= Division Films =

American film production company

Division Films is a Los Angeles-based film finance and production company established by Wicks Walker in 2012. The company's first film was Spring Breakers starring James Franco, Selena Gomez, Vanessa Hudgens and Ashley Benson. Walker and another producer greenlit the production after Benoît Debie was recruited as cinematographer to work alongside director Harmony Korine and with Selena Gomez added to the cast. Spring Breakers was selected for competition in the 69th Venice Film Festival and released worldwide in 2013.

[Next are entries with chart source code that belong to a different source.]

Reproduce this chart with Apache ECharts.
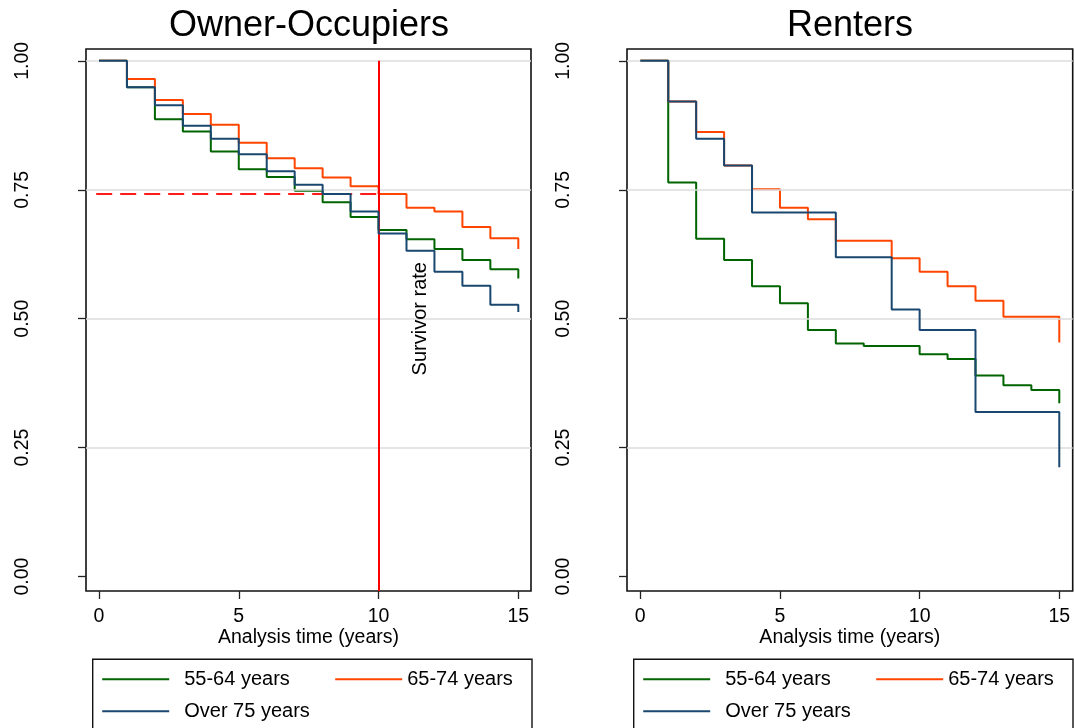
<!DOCTYPE html>
<html>
<head>
<meta charset="utf-8">
<script src="https://cdn.jsdelivr.net/npm/echarts@6/dist/echarts.min.js"></script>
<style>
html,body{margin:0;padding:0;background:#fff;}
#chart{width:1074px;height:728px;}
</style>
</head>
<body>
<div id="chart"></div>
<script>
// ---- data ----
const times = [0,1,2,3,4,5,6,7,8,9,10,11,12,13,14,15];
const groupNames = ['55-64 years','65-74 years','Over 75 years'];
const ownerAge5564 = [1.000,0.949,0.887,0.863,0.824,0.790,0.775,0.748,0.726,0.697,0.672,0.654,0.635,0.614,0.596,0.578];
const ownerAge6574 = [1.000,0.965,0.924,0.897,0.876,0.841,0.811,0.792,0.774,0.757,0.742,0.715,0.708,0.678,0.656,0.635];
const ownerAge75   = [1.000,0.949,0.914,0.874,0.849,0.819,0.786,0.760,0.742,0.708,0.665,0.632,0.591,0.564,0.527,0.513];
const renterAge5564 = [1.000,0.764,0.655,0.614,0.563,0.530,0.478,0.452,0.447,0.447,0.431,0.422,0.390,0.371,0.362,0.336];
const renterAge6574 = [1.000,0.921,0.862,0.797,0.751,0.715,0.693,0.651,0.651,0.617,0.591,0.563,0.535,0.504,0.504,0.454];
const renterAge75   = [1.000,0.921,0.849,0.797,0.706,0.706,0.706,0.619,0.619,0.518,0.478,0.478,0.319,0.319,0.319,0.212];
const xTicks = [0,5,10,15];
const yTicks = [0,0.25,0.5,0.75,1];
const gridValues = [0.25,0.5,0.75,1];
const refTime = 10;
const refRate = 0.742;
const refStart = -0.1;
const noteText = 'Survivor rate';
const notePos = [11.5, 0.5];
const panelTitles = ['Owner-Occupiers','Renters'];
const axisTitle = 'Analysis time (years)';

// ---- styling ----
const FONT = 'Liberation Sans, Arial, Helvetica, sans-serif';
const colors = ['#006400','#ff4500','#1a476f'];
const yMin = -0.028, yMax = 1.023;
const xRanges = [[-0.465, 15.454], [-0.476, 15.48]];
const gridsPx = [{left:86, right:543}, {left:627, right:1.3}];

function pairs(vals){ return times.map((t,i)=>[t, vals[i]]); }

const grids = gridsPx.map(g => ({
  left: g.left, right: g.right, top: 49, bottom: 137,
  show: true, borderColor: '#111', borderWidth: 1.6, backgroundColor: '#fff'
}));

const xAxes = [0,1].map(i => ({
  gridIndex: i, type: 'value', min: xRanges[i][0], max: xRanges[i][1],
  axisLine: {show: false, onZero: false},
  splitLine: {show: false},
  axisTick: {show: true, customValues: xTicks, length: 8, lineStyle: {color: '#222', width: 1.3}},
  axisLabel: {show: true, customValues: xTicks, margin: 16, fontSize: 19.5, color: '#000', fontFamily: FONT},
  name: axisTitle, nameLocation: 'middle', nameGap: 37, nameMoveOverlap: false,
  nameTextStyle: {fontSize: 19.5, color: '#000', fontFamily: FONT}
}));

const yAxes = [0,1].map(i => ({
  gridIndex: i, type: 'value', min: yMin, max: yMax,
  axisLine: {show: false, onZero: false},
  splitLine: {show: false},
  axisTick: {show: true, customValues: yTicks, length: 8, lineStyle: {color: '#222', width: 1.3}},
  axisLabel: {show: true, customValues: yTicks, rotate: 90, margin: 53, fontSize: 19.5, color: '#000',
              fontFamily: FONT, formatter: v => Number(v).toFixed(2)}
}));

const panelData = [[ownerAge5564, ownerAge6574, ownerAge75], [renterAge5564, renterAge6574, renterAge75]];

const series = [];
[0,1].forEach(p => {
  // gridlines
  series.push({
    type: 'line', xAxisIndex: p, yAxisIndex: p, data: [], z: 1, silent: true,
    markLine: {
      silent: true, symbol: ['none','none'], label: {show: false}, animation: false,
      lineStyle: {color: '#dcdcdc', width: 1.6, type: 'solid'},
      data: gridValues.map(v => ({yAxis: v}))
    }
  });
  panelData[p].forEach((vals, k) => {
    series.push({
      name: groupNames[k], type: 'line', step: 'end', xAxisIndex: p, yAxisIndex: p,
      data: pairs(vals), symbol: 'none', showSymbol: false, z: 3 + k,
      lineStyle: {color: colors[k], width: 2}, itemStyle: {color: colors[k]},
      emphasis: {disabled: true}
    });
  });
});

// annotations on owner panel
series.push({
  type: 'line', xAxisIndex: 0, yAxisIndex: 0, data: [], z: 10, silent: true,
  markLine: {
    silent: true, symbol: ['none','none'], label: {show: false}, animation: false,
    data: [
      [{coord: [refTime, yMin], lineStyle: {color: '#ff0000', width: 2, type: 'solid'}}, {coord: [refTime, 1]}],
      [{coord: [refStart, refRate], lineStyle: {color: '#ff1a1a', width: 2, type: [16, 8]}}, {coord: [refTime, refRate]}]
    ]
  },
  markPoint: {
    silent: true, animation: false, symbol: 'circle', symbolSize: 0,
    label: {show: true, position: 'inside', rotate: 90, formatter: noteText, fontSize: 20, color: '#000', fontFamily: FONT},
    data: [{coord: notePos}]
  }
});

function legendFor(left){
  return {
    left: left, top: 669.3, width: 420, orient: 'horizontal', padding: 0,
    itemGap: 12, itemWidth: 67, itemHeight: 2, icon: 'rect', selectedMode: false,
    textStyle: {fontSize: 20, color: '#000', lineHeight: 20, fontFamily: FONT},
    data: [
      {name: groupNames[0], textStyle: {width: 139, padding: [0,0,0,10]}},
      {name: groupNames[1]},
      {name: groupNames[2], textStyle: {width: 139, padding: [0,0,0,10]}}
    ]
  };
}

const option = {
  animation: false,
  backgroundColor: '#fff',
  textStyle: {fontFamily: FONT},
  grid: grids,
  xAxis: xAxes,
  yAxis: yAxes,
  legend: [legendFor(102.2), legendFor(643.2)],
  graphic: [
    {type: 'text', x: 309, y: 26, style: {text: panelTitles[0], fontSize: 36, fill: '#000', align: 'center', verticalAlign: 'middle', fontFamily: FONT}},
    {type: 'text', x: 850, y: 26, style: {text: panelTitles[1], fontSize: 36, fill: '#000', align: 'center', verticalAlign: 'middle', fontFamily: FONT}},
    {type: 'rect', shape: {x: 92.7, y: 659.3, width: 439.3, height: 100}, style: {fill: 'none', stroke: '#111', lineWidth: 1.4}, silent: true},
    {type: 'rect', shape: {x: 633.7, y: 659.3, width: 439.3, height: 100}, style: {fill: 'none', stroke: '#111', lineWidth: 1.4}, silent: true}
  ],
  series: series
};

const chart = echarts.init(document.getElementById('chart'), null, {renderer: 'canvas'});
chart.setOption(option);
</script>
</body>
</html>
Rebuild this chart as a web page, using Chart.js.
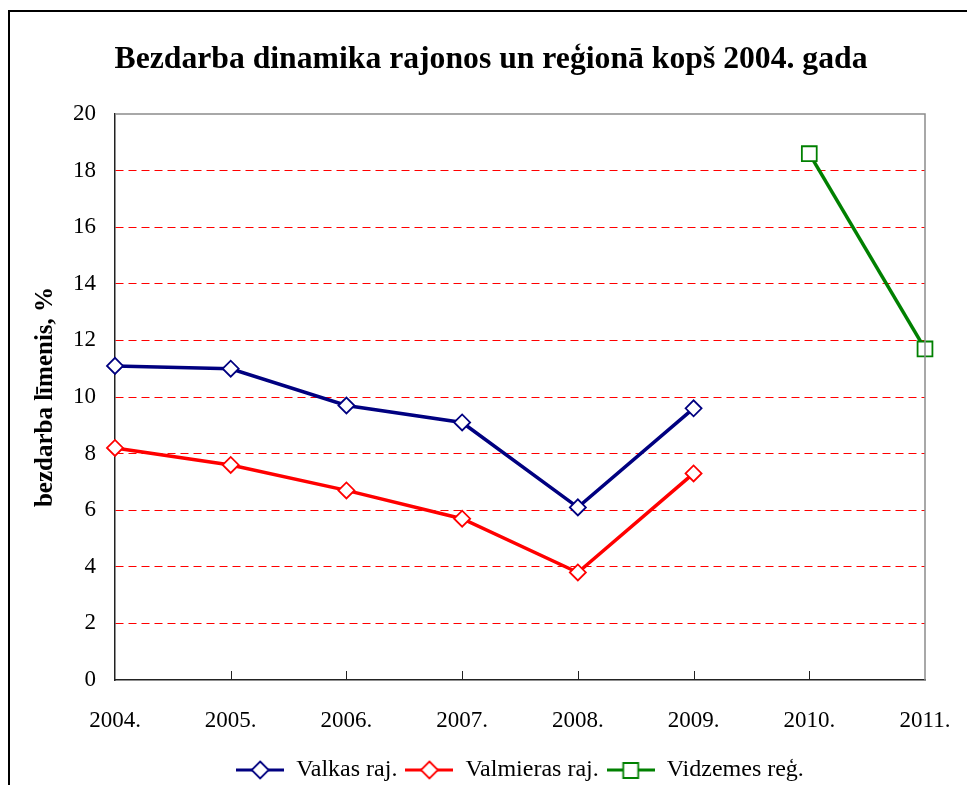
<!DOCTYPE html>
<html>
<head>
<meta charset="utf-8">
<script src="https://cdn.jsdelivr.net/npm/chart.js@4.4.1/dist/chart.umd.min.js"></script>
<style>
  html, body { margin: 0; padding: 0; overflow: hidden; background: #fff; }
  #wrap { position: absolute; left: 0; top: 0; width: 982px; height: 800px; }
</style>
</head>
<body>
<div id="wrap"><canvas id="chart" width="982" height="800"></canvas></div>
<script>
const years = ['2004.', '2005.', '2006.', '2007.', '2008.', '2009.', '2010.', '2011.']
const valkas = [11.1, 11.0, 9.7, 9.1, 6.1, 9.6, null, null]
const valmieras = [8.2, 7.6, 6.7, 5.7, 3.8, 7.3, null, null]
const vidzemes = [null, null, null, null, null, null, 18.6, 11.7]
const yTicks = { min: 0, max: 20, step: 2 }

const SERIF = "'Liberation Serif', 'Times New Roman', serif"

// little "line + marker" picture used as the legend symbol
function legendIcon(color, style) {
  const c = document.createElement('canvas')
  c.width = 48
  c.height = 20
  const ctx = c.getContext('2d')
  ctx.strokeStyle = color
  ctx.lineWidth = 3
  ctx.beginPath()
  ctx.moveTo(0, 10)
  ctx.lineTo(48, 10)
  ctx.stroke()
  ctx.fillStyle = '#fff'
  ctx.lineWidth = 1.8
  ctx.beginPath()
  if (style === 'rect') {
    ctx.rect(16.5, 3, 15, 15)
  } else {
    ctx.moveTo(24, 1.5)
    ctx.lineTo(32.5, 10)
    ctx.lineTo(24, 18.5)
    ctx.lineTo(15.5, 10)
    ctx.closePath()
  }
  ctx.fill()
  ctx.stroke()
  return c
}

const series = [
  { label: 'Valkas raj.', data: valkas, color: '#000080', style: 'rectRot', r: 8 },
  { label: 'Valmieras raj.', data: valmieras, color: '#FF0000', style: 'rectRot', r: 8 },
  { label: 'Vidzemes reģ.', data: vidzemes, color: '#008000', style: 'rect', r: 10.5 }
]

const frame = {
  id: 'frame',
  beforeDraw(chart) {
    const ctx = chart.ctx
    ctx.save()
    ctx.strokeStyle = '#000'
    ctx.lineWidth = 2
    ctx.strokeRect(9, 11, 1200, 1200)
    ctx.restore()
  },
  afterDatasetsDraw(chart) {
    const { ctx, chartArea: a, scales } = chart
    ctx.save()
    // grey top and right edges of the plot area
    ctx.strokeStyle = '#8c8c8c'
    ctx.lineWidth = 1.5
    ctx.beginPath()
    ctx.moveTo(a.left, a.top)
    ctx.lineTo(a.right, a.top)
    ctx.lineTo(a.right, a.bottom)
    ctx.stroke()
    // inward tick marks on the category axis
    ctx.strokeStyle = '#222'
    ctx.lineWidth = 1
    for (let i = 1; i < years.length - 1; i++) {
      const x = Math.round(scales.x.getPixelForTick(i)) + 0.5
      ctx.beginPath()
      ctx.moveTo(x, a.bottom)
      ctx.lineTo(x, a.bottom - 9)
      ctx.stroke()
    }
    ctx.restore()
  }
}

const ctx = document.getElementById('chart').getContext('2d')
new Chart(ctx, {
  type: 'line',
  data: {
    labels: years,
    datasets: series.map(s => ({
      label: s.label,
      data: s.data,
      borderColor: s.color,
      borderWidth: 3.5,
      backgroundColor: '#fff',
      pointStyle: s.style,
      pointRadius: s.r,
      pointHoverRadius: s.r,
      pointBorderColor: s.color,
      pointBackgroundColor: '#fff',
      pointBorderWidth: 1.8,
      tension: 0,
      fill: false,
      spanGaps: false
    }))
  },
  options: {
    responsive: false,
    animation: false,
    layout: { padding: { left: 0, right: 0, top: 0, bottom: 8 } },
    plugins: {
      tooltip: { enabled: false },
      title: {
        display: true,
        text: 'Bezdarba dinamika rajonos un reģionā kopš 2004. gada',
        color: '#000',
        font: { family: SERIF, size: 31.7, weight: 'bold' },
        padding: { top: 41, bottom: 35 }
      },
      legend: {
        position: 'bottom',
        fullSize: false,
        labels: {
          color: '#000',
          font: { family: SERIF, size: 24 },
          usePointStyle: true,
          pointStyleWidth: 48,
          padding: 8,
          generateLabels(chart) {
            return Chart.defaults.plugins.legend.labels.generateLabels(chart).map((item, i) => {
              item.pointStyle = legendIcon(series[i].color, series[i].style)
              return item
            })
          }
        }
      }
    },
    scales: {
      x: {
        offset: false,
        afterFit(scale) { scale.height = 70 },
        grid: { display: false, drawTicks: false },
        border: { display: true, color: '#222', width: 1.5 },
        ticks: { color: '#000', font: { family: SERIF, size: 23 }, padding: 27, maxRotation: 0, autoSkip: false }
      },
      y: {
        min: yTicks.min,
        max: yTicks.max,
        afterFit(scale) { scale.width = 115 },
        grid: {
          drawTicks: false,
          color: c => (c.tick && c.tick.value === yTicks.max) || c.index === 0 ? 'rgba(0,0,0,0)' : '#FF0000',
          lineWidth: 1
        },
        border: { display: true, color: '#222', width: 1.5, dash: [8, 5] },
        ticks: { stepSize: yTicks.step, color: '#000', font: { family: SERIF, size: 23 }, padding: 19 },
        title: {
          display: true,
          text: 'bezdarba līmenis, %',
          color: '#000',
          font: { family: SERIF, size: 25, weight: 'bold' },
          padding: { top: 31, bottom: 0 }
        }
      },
      // empty right-hand box, keeps a margin between the plot and the frame
      yRight: {
        position: 'right',
        afterFit(scale) { scale.width = 57 },
        grid: { display: false, drawOnChartArea: false },
        border: { display: false },
        ticks: { display: false }
      }
    }
  },
  plugins: [frame]
})
</script>
</body>
</html>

The company co-produced the two-film project, The Disappearance of Eleanor Rigby, which stars Jessica Chastain, James McAvoy and William Hurt. The film was premiered at the 2013 Toronto International Film Festival, showed in the Cannes Film Festival and was released in 2014 by The Weinstein Company.

Division also produced Last Days in the Desert, which stars Ewan McGregor in the role of Jesus Christ, along with Ayelet Zurer, Ciarán Hinds, and Tye Sheridan. The film was written and directed by Rodrigo García, the son of Nobel Prize winning writer Gabriel García Márquez, and photographed by Emmanuel Lubezki in the California desert. The film premiered at the Sundance Film Festival and was released worldwide in 2016, with USA distribution handled by Broad Green Pictures.

==Films==
- Last Days in the Desert (2016)
- The Disappearance of Eleanor Rigby (2013)
- Spring Breakers (2012)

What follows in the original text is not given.